Quote the listing below in its entirety, omitting every image.

## start SOURCE DATA

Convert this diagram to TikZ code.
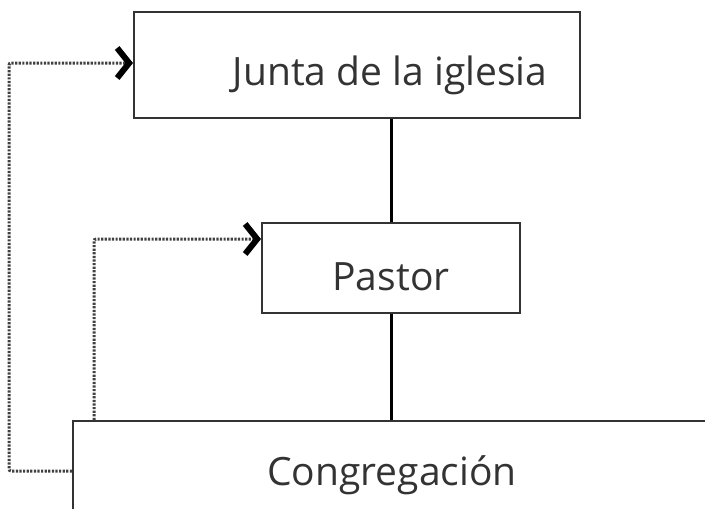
\documentclass[tikz,border=0pt]{standalone}
\usepackage{fontspec}
\setmainfont{Open Sans}
\usetikzlibrary{arrows.meta}

\begin{document}
\begin{tikzpicture}[x=1pt,y=-1pt,
  box/.style={draw=black!80,line width=2pt,inner sep=0pt},
  caption/.style={font=\fontsize{39}{46}\selectfont,text=black!80,anchor=base,inner sep=0pt},
  link/.style={line width=3pt,black},
  feedback/.style={line width=3pt,black!75,dash pattern=on 2.2pt off 1.4pt,rounded corners=2pt,
    -{Straight Barb[length=12pt,width=30pt,line width=6pt 0,color=black]}}]
  \useasboundingbox (0,0) rectangle (705,509);

  \node[box,minimum width=446pt,minimum height=106pt, name=junta] at (357,65) {};
  \node[caption, name=juntatxt] at (390,85) {Junta de la iglesia};
  \node[box,minimum width=258pt,minimum height=90pt, name=pastor] at (391,268) {};
  \node[caption, name=pastortxt] at (391,290) {Pastor};
  \node[box,minimum width=638pt,minimum height=100pt, name=congreg] at (392,471) {};
  \node[caption, name=congregtxt] at (392,485) {Congregación};

  \draw[link] (pastor.north) -- (pastor.north |- junta.south);
  \draw[link] (pastor.south) -- (pastor.south |- congreg.north);

  \draw[feedback] (congreg.west) -- ++(-63,0) |- ([yshift=2pt]junta.west);
  \draw[feedback] ([xshift=22pt]congreg.north west) |- ([yshift=29pt]pastor.west); %here

\end{tikzpicture}
\end{document}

## end SOURCE DATA

→ RESULT BELOW
Convert this diagram to TikZ code.
\documentclass[tikz,border=0pt]{standalone}
\usepackage{fontspec}
\setmainfont{Open Sans}
\usetikzlibrary{arrows.meta}

\begin{document}
\begin{tikzpicture}[x=1pt,y=-1pt,
  box/.style={draw=black!80,line width=2pt,inner sep=0pt},
  caption/.style={font=\fontsize{39}{46}\selectfont,text=black!80,anchor=base,inner sep=0pt},
  link/.style={line width=3pt,black},
  feedback/.style={line width=3pt,black!75,dash pattern=on 2.2pt off 1.4pt,rounded corners=2pt,
    -{Straight Barb[length=12pt,width=30pt,line width=6pt 0,color=black]}}]
  \useasboundingbox (0,0) rectangle (705,509);

  \node[box,minimum width=446pt,minimum height=106pt, name=junta] at (357,65) {};
  \node[caption, name=juntatxt] at (390,85) {Junta de la iglesia};
  \node[box,minimum width=258pt,minimum height=90pt, name=pastor] at (391,268) {};
  \node[caption, name=pastortxt] at (391,290) {Pastor};
  \node[box,minimum width=638pt,minimum height=100pt, name=congreg] at (392,471) {};
  \node[caption, name=congregtxt] at (392,485) {Congregación};

  \draw[link] (pastor.north) -- (pastor.north |- junta.south);
  \draw[link] (pastor.south) -- (pastor.south |- congreg.north);

  \draw[feedback] (congreg.west) -- ++(-63,0) |- ([yshift=2pt]junta.west);
  \draw[feedback] ([xshift=22pt]congreg.north west) |- ([yshift=29pt]pastor.west); %here

\end{tikzpicture}
\end{document}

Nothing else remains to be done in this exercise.